Cuba: When Francis met Fidel

On Sunday, after presiding over a mass in Havana’s Revolution Square, Pope Francis met former Cuban president Fidel Castro. The pontiff went to visit the ailing 89-year-old Cuban revolutionary leader at his home. Two men: one who shaped Cuba for the last half of the 20th century and one who looks set to shape global Catholicism in the infancy of this century. By RUSSELL POLLITT.

The visit shows just how things evolve: fifty-four years ago, in 1961, Castro expelled the Jesuits from Cuba – Pope Francis is himself a Jesuit. Moments before meeting Castro the pope told the Cuban people not to serve an ideology but one another – delivering a jab to the communist system Castro implemented.

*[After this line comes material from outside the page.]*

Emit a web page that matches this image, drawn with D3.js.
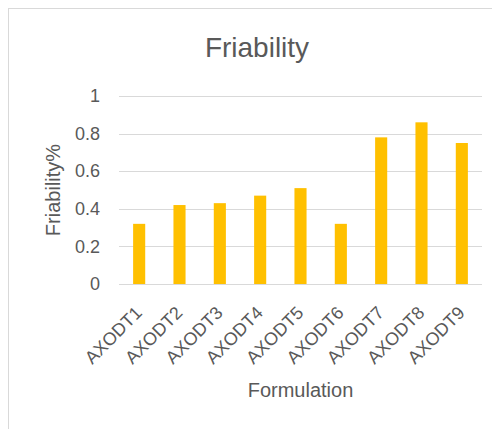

Pope Francis presented former Cuban president Fidel Castro with a gift: two CDs and a book with the sermons and songs of Father Armando Llorente. Llorente was Castro’s school teacher and mentor at Belen Jesuit Preparatory School. Before his death, Llorente publicly called on Castro to convert and repent. In 2007 the priest, exiled in Miami, Florida, said he was willing to go to Cuba immediately to hear Castro’s confession. The Spanish-born priest hoped he would be able to offer Castro absolution for his sins. He stressed the need for Castro to publicly ask for forgiveness because, he said, his sins were not only personal. In 1945 the priest had written in the school yearbook, “Fidel Castro, has the makings of a hero, the history of his motherland will have to speak about him.” Austen Ivereigh, author of The Great Reformer: Francis and the Making of a Radical Pope, said he could not help but think the pope was sending Castro a message: come to terms with your past.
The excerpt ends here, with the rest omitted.